Quote the records beneath, complete and exact. Leave out images.

▶ [Records supplied]
▼
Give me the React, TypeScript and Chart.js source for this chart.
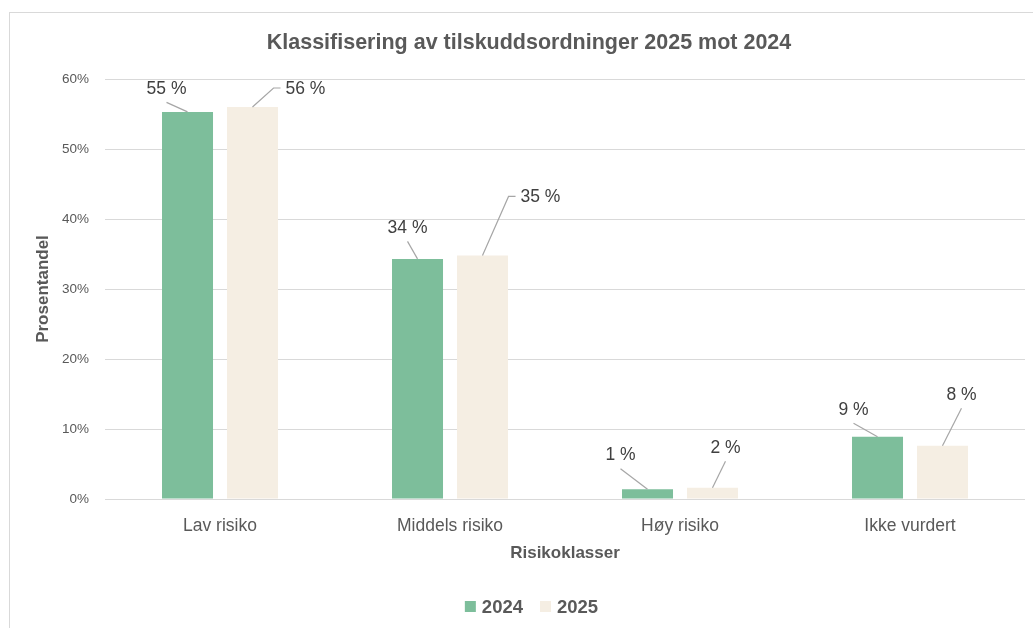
import { useEffect, useRef } from "react";
import { Chart, registerables } from "chart.js";

Chart.register(...registerables);

const chartTitle = "Klassifisering av tilskuddsordninger 2025 mot 2024";
const xAxisTitle = "Risikoklasser";
const yAxisTitle = "Prosentandel";
const categories = ["Lav risiko", "Middels risiko", "Høy risiko", "Ikke vurdert"];
const seriesNames = ["2024", "2025"];
const values2024 = [55.3, 34.3, 1.4, 8.9];
const values2025 = [56.0, 34.8, 1.6, 7.6];
const yTickMax = 60;
const yTickStep = 10;

// label placement (offset of the label centre from the bar top, px)
const labelOffsets2024 = [[-21, -23], [-10, -31], [-27, -34], [-24, -27]];
const labelOffsets2025 = [[53, -18], [58, -58], [13, -40], [19, -51]];
const elbowLeader2025 = [true, true, false, false];

const GREEN = "#7DBE9B";
const BEIGE = "#F5EEE3";
const FONT = "'Liberation Sans', Arial, sans-serif";

const overlayPlugin = {
  id: "overlay",
  afterDatasetsDraw(chart: any) {
    const ctx = chart.ctx;
    ctx.save();
    const offsetsList = [labelOffsets2024, labelOffsets2025];
    const elbows = [[false, false, false, false], elbowLeader2025];
    ctx.font = `17.5px ${FONT}`;
    ctx.textAlign = "center";
    ctx.textBaseline = "middle";
    chart.data.datasets.forEach((ds: any, di: number) => {
      const meta = chart.getDatasetMeta(di);
      meta.data.forEach((bar: any, i: number) => {
        const v = ds.data[i];
        const text = `${Math.round(v)} %`;
        const [dx, dy] = offsetsList[di][i];
        const cx = bar.x + dx;
        const cy = bar.y + dy;
        const w = ctx.measureText(text).width;
        ctx.strokeStyle = "#A6A6A6";
        ctx.lineWidth = 1.2;
        ctx.beginPath();
        if (elbows[di][i]) {
          const left = cx - w / 2;
          ctx.moveTo(bar.x, bar.y);
          ctx.lineTo(left - 12, cy - 1);
          ctx.lineTo(left - 5, cy - 1);
        } else {
          ctx.moveTo(cx, cy + 13.5);
          ctx.lineTo(bar.x, bar.y);
        }
        ctx.stroke();
        ctx.fillStyle = "#404040";
        ctx.fillText(text, cx, cy);
      });
    });
    ctx.restore();
  },
  afterDraw(chart: any) {
    const ctx = chart.ctx;
    const area = chart.chartArea;
    ctx.save();
    ctx.fillStyle = "#595959";
    ctx.textAlign = "center";
    ctx.textBaseline = "middle";
    ctx.font = `bold 21.5px ${FONT}`;
    ctx.fillText(chartTitle, 521, 35);
    ctx.font = `bold 17px ${FONT}`;
    ctx.fillText(xAxisTitle, (area.left + area.right) / 2, 545);
    ctx.save();
    ctx.translate(35, (area.top + area.bottom) / 2);
    ctx.rotate(-Math.PI / 2);
    ctx.fillText(yAxisTitle, 0, 0);
    ctx.restore();
    ctx.font = `bold 18.5px ${FONT}`;
    const colors = [GREEN, BEIGE];
    const box = 11;
    const gapText = 6;
    const gapItem = 17;
    const widths = seriesNames.map((s) => ctx.measureText(s).width);
    let total = 0;
    widths.forEach((w, i) => {
      total += box + gapText + w + (i < widths.length - 1 ? gapItem : 0);
    });
    let x = 523.5 - total / 2;
    const ly = 598.5;
    ctx.textAlign = "left";
    seriesNames.forEach((s, i) => {
      ctx.fillStyle = colors[i];
      ctx.fillRect(x, ly - box / 2, box, box);
      x += box + gapText;
      ctx.fillStyle = "#595959";
      ctx.fillText(s, x, ly + 1);
      x += widths[i] + gapItem;
    });
    ctx.restore();
  },
};

export default function App() {
  const canvasRef = useRef<HTMLCanvasElement | null>(null);

  useEffect(() => {
    if (!canvasRef.current) return;
    const chart = new Chart(canvasRef.current, {
      type: "bar",
      data: {
        labels: categories,
        datasets: [
          {
            label: seriesNames[0],
            data: values2024,
            backgroundColor: GREEN,
            categoryPercentage: 0.565,
            barPercentage: 0.785,
          },
          {
            label: seriesNames[1],
            data: values2025,
            backgroundColor: BEIGE,
            categoryPercentage: 0.565,
            barPercentage: 0.785,
          },
        ],
      },
      options: {
        animation: false,
        responsive: false,
        maintainAspectRatio: false,
        layout: { padding: { top: 71, left: 0, right: 0, bottom: 0 } },
        plugins: {
          legend: { display: false },
          title: { display: false },
          tooltip: { enabled: false },
        },
        scales: {
          x: {
            grid: { display: false },
            border: { display: false },
            ticks: {
              color: "#595959",
              font: { family: FONT, size: 17.5 },
              padding: 9,
            },
            afterFit(scale: any) {
              scale.height = 121;
            },
          },
          y: {
            min: 0,
            max: yTickMax,
            grid: { color: "#D9D9D9", drawTicks: false, lineWidth: 1 },
            border: { display: false },
            ticks: {
              stepSize: yTickStep,
              color: "#595959",
              font: { family: FONT, size: 13.5 },
              padding: 16,
              callback: (v: any) => `${v}%`,
            },
            afterFit(scale: any) {
              scale.width = 97;
            },
          },
        },
      },
      plugins: [overlayPlugin],
    });
    return () => chart.destroy();
  }, []);

  return (
    <div style={{ position: "relative", width: 1017, height: 612 }}>
      <div
        style={{
          position: "fixed",
          left: 9,
          top: 12,
          width: 1100,
          height: 700,
          border: "1px solid #D9D9D9",
          boxSizing: "border-box",
          pointerEvents: "none",
        }}
      />
      <canvas
        ref={canvasRef}
        width={1017}
        height={612}
        style={{ position: "absolute", left: 0, top: 0, width: 1017, height: 612 }}
      />
    </div>
  );
}
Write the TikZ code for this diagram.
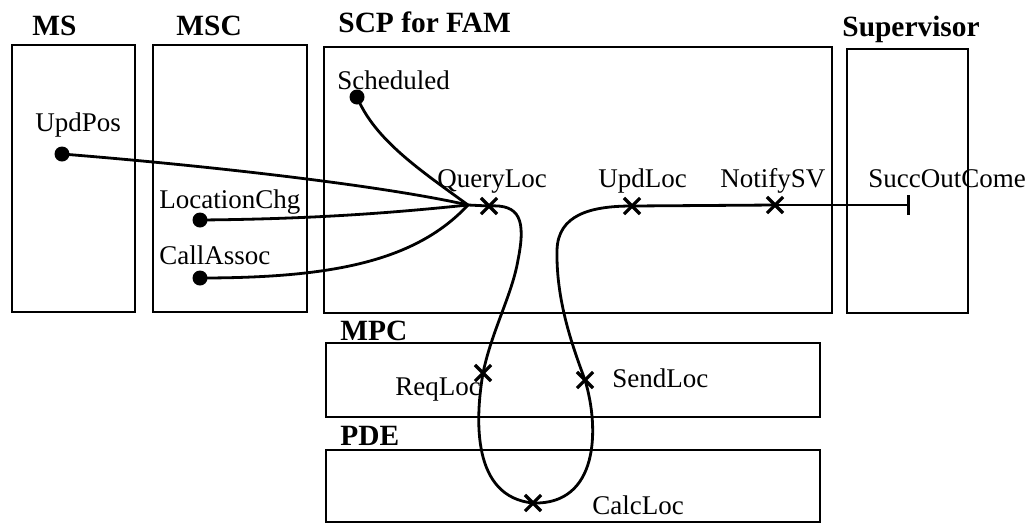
▲
▶ [Result for this exercise]
Give me the React, TypeScript and Chart.js source for this chart.
import { useEffect, useRef } from "react";
import { Chart, registerables } from "chart.js";

Chart.register(...registerables);

const chartTitle = "Klassifisering av tilskuddsordninger 2025 mot 2024";
const xAxisTitle = "Risikoklasser";
const yAxisTitle = "Prosentandel";
const categories = ["Lav risiko", "Middels risiko", "Høy risiko", "Ikke vurdert"];
const seriesNames = ["2024", "2025"];
const values2024 = [55.3, 34.3, 1.4, 8.9];
const values2025 = [56.0, 34.8, 1.6, 7.6];
const yTickMax = 60;
const yTickStep = 10;

// label placement (offset of the label centre from the bar top, px)
const labelOffsets2024 = [[-21, -23], [-10, -31], [-27, -34], [-24, -27]];
const labelOffsets2025 = [[53, -18], [58, -58], [13, -40], [19, -51]];
const elbowLeader2025 = [true, true, false, false];

const GREEN = "#7DBE9B";
const BEIGE = "#F5EEE3";
const FONT = "'Liberation Sans', Arial, sans-serif";

const overlayPlugin = {
  id: "overlay",
  afterDatasetsDraw(chart: any) {
    const ctx = chart.ctx;
    ctx.save();
    const offsetsList = [labelOffsets2024, labelOffsets2025];
    const elbows = [[false, false, false, false], elbowLeader2025];
    ctx.font = `17.5px ${FONT}`;
    ctx.textAlign = "center";
    ctx.textBaseline = "middle";
    chart.data.datasets.forEach((ds: any, di: number) => {
      const meta = chart.getDatasetMeta(di);
      meta.data.forEach((bar: any, i: number) => {
        const v = ds.data[i];
        const text = `${Math.round(v)} %`;
        const [dx, dy] = offsetsList[di][i];
        const cx = bar.x + dx;
        const cy = bar.y + dy;
        const w = ctx.measureText(text).width;
        ctx.strokeStyle = "#A6A6A6";
        ctx.lineWidth = 1.2;
        ctx.beginPath();
        if (elbows[di][i]) {
          const left = cx - w / 2;
          ctx.moveTo(bar.x, bar.y);
          ctx.lineTo(left - 12, cy - 1);
          ctx.lineTo(left - 5, cy - 1);
        } else {
          ctx.moveTo(cx, cy + 13.5);
          ctx.lineTo(bar.x, bar.y);
        }
        ctx.stroke();
        ctx.fillStyle = "#404040";
        ctx.fillText(text, cx, cy);
      });
    });
    ctx.restore();
  },
  afterDraw(chart: any) {
    const ctx = chart.ctx;
    const area = chart.chartArea;
    ctx.save();
    ctx.fillStyle = "#595959";
    ctx.textAlign = "center";
    ctx.textBaseline = "middle";
    ctx.font = `bold 21.5px ${FONT}`;
    ctx.fillText(chartTitle, 521, 35);
    ctx.font = `bold 17px ${FONT}`;
    ctx.fillText(xAxisTitle, (area.left + area.right) / 2, 545);
    ctx.save();
    ctx.translate(35, (area.top + area.bottom) / 2);
    ctx.rotate(-Math.PI / 2);
    ctx.fillText(yAxisTitle, 0, 0);
    ctx.restore();
    ctx.font = `bold 18.5px ${FONT}`;
    const colors = [GREEN, BEIGE];
    const box = 11;
    const gapText = 6;
    const gapItem = 17;
    const widths = seriesNames.map((s) => ctx.measureText(s).width);
    let total = 0;
    widths.forEach((w, i) => {
      total += box + gapText + w + (i < widths.length - 1 ? gapItem : 0);
    });
    let x = 523.5 - total / 2;
    const ly = 598.5;
    ctx.textAlign = "left";
    seriesNames.forEach((s, i) => {
      ctx.fillStyle = colors[i];
      ctx.fillRect(x, ly - box / 2, box, box);
      x += box + gapText;
      ctx.fillStyle = "#595959";
      ctx.fillText(s, x, ly + 1);
      x += widths[i] + gapItem;
    });
    ctx.restore();
  },
};

export default function App() {
  const canvasRef = useRef<HTMLCanvasElement | null>(null);

  useEffect(() => {
    if (!canvasRef.current) return;
    const chart = new Chart(canvasRef.current, {
      type: "bar",
      data: {
        labels: categories,
        datasets: [
          {
            label: seriesNames[0],
            data: values2024,
            backgroundColor: GREEN,
            categoryPercentage: 0.565,
            barPercentage: 0.785,
          },
          {
            label: seriesNames[1],
            data: values2025,
            backgroundColor: BEIGE,
            categoryPercentage: 0.565,
            barPercentage: 0.785,
          },
        ],
      },
      options: {
        animation: false,
        responsive: false,
        maintainAspectRatio: false,
        layout: { padding: { top: 71, left: 0, right: 0, bottom: 0 } },
        plugins: {
          legend: { display: false },
          title: { display: false },
          tooltip: { enabled: false },
        },
        scales: {
          x: {
            grid: { display: false },
            border: { display: false },
            ticks: {
              color: "#595959",
              font: { family: FONT, size: 17.5 },
              padding: 9,
            },
            afterFit(scale: any) {
              scale.height = 121;
            },
          },
          y: {
            min: 0,
            max: yTickMax,
            grid: { color: "#D9D9D9", drawTicks: false, lineWidth: 1 },
            border: { display: false },
            ticks: {
              stepSize: yTickStep,
              color: "#595959",
              font: { family: FONT, size: 13.5 },
              padding: 16,
              callback: (v: any) => `${v}%`,
            },
            afterFit(scale: any) {
              scale.width = 97;
            },
          },
        },
      },
      plugins: [overlayPlugin],
    });
    return () => chart.destroy();
  }, []);

  return (
    <div style={{ position: "relative", width: 1017, height: 612 }}>
      <div
        style={{
          position: "fixed",
          left: 9,
          top: 12,
          width: 1100,
          height: 700,
          border: "1px solid #D9D9D9",
          boxSizing: "border-box",
          pointerEvents: "none",
        }}
      />
      <canvas
        ref={canvasRef}
        width={1017}
        height={612}
        style={{ position: "absolute", left: 0, top: 0, width: 1017, height: 612 }}
      />
    </div>
  );
}
Write the TikZ code for this diagram.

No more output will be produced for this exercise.